Ese pobre hombre se volvió loco, nos dice. Salió corriendo de su tienda, se metió en un bosque que allí había, cerca del campo de batalla, y se arrancó todas sus ropas hasta quedar desnudo. Sigo leyendo: Pocas horas más tarde, Su Majestad preguntó por el señor Pfister. Quiso conocer su suerte y preguntó a todo el mundo, pero nadie pudo decirle que le había pasado. El Emperador, temiendo que podrían haberle hecho prisionero, envió a un oficial de enlace a parlamentar con los austríacos para intentar recuperar a su mayordomo mediante un canje de prisioneros; pero el oficial volvió diciendo que los austríacos no habían visto al señor Pfister.
Sigue la historia. El Emperador, muy preocupado, ordenó una búsqueda por los alrededores y entonces dieron con el pobre hombre, que fue descubierto, como he dicho, completamente desnudo, amagándose detrás de un árbol, muerto de frío y cubierto de arañazos. Lo trajeron de vuelta y como parecía tranquilo, creyeron que ya se había recuperado y regresó a sus tareas; pero poco tiempo después de regresar a París tuvo un nuevo ataque.
Continúo con la traducción. El carácter de su enfermedad era tremendamente obsceno y se presentó delante de la emperatriz Josefina en tal estado de locura, con gestos tan indecentes, que fue necesario tomar algunas precauciones con respecto a su persona. Fue puesto al cuidado del afamado doctor Esquirol, que, pese a su abundante experiencia, no pudo encontrarle una cura.
Constant acaba el relato mostrándose afectado. Voy a verlo a menudo, dice. Ya no sufre esos ataques tan violentos, pero su cerebro está enfermo; aunque pienso que puede escucharme y comprenderme perfectamente, sus respuestas son las de un verdadero chiflado. Nunca ha cesado su devoción por el Emperador, habla de él constantemente y se imagina sirviéndole, a su lado.
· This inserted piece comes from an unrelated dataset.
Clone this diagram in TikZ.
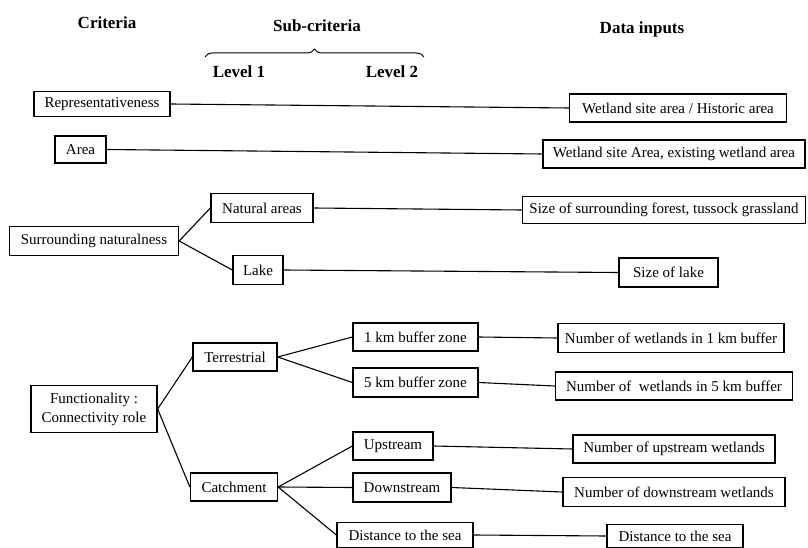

Su locura, como vamos a ver, tomó otras formas. Sigue diciendo Constant: Un día, con aires de mucho misterio, dijo que iba a confesarme un terrible secreto, una conjura contra la vida de Su Majestad, entregándome entonces una nota para Su Majestad, adjunta a unos veinte papelotes que él mismo había escrito y que detallaban todos los extremos de la conjura. Otro día me entregó un puñado de piedrecitas, diciéndome que eran diamantes de gran valor. "Valen lo menos un millón de francos", me dijo.
El Emperador, a quien expliqué mis visitas, se mostró muy contrariado por la continua monomanía de este pobre desgraciado, porque todos sus pensamientos, todos sus actos, los dedicaba a su antiguo señor, y así fue hasta que murió, sin recuperar la razón.
Ésta es toda la historia del señor Pfister. Pobre hombre. El señor Colin lo sustituyó como mayordomo, pero ya no fue lo mismo.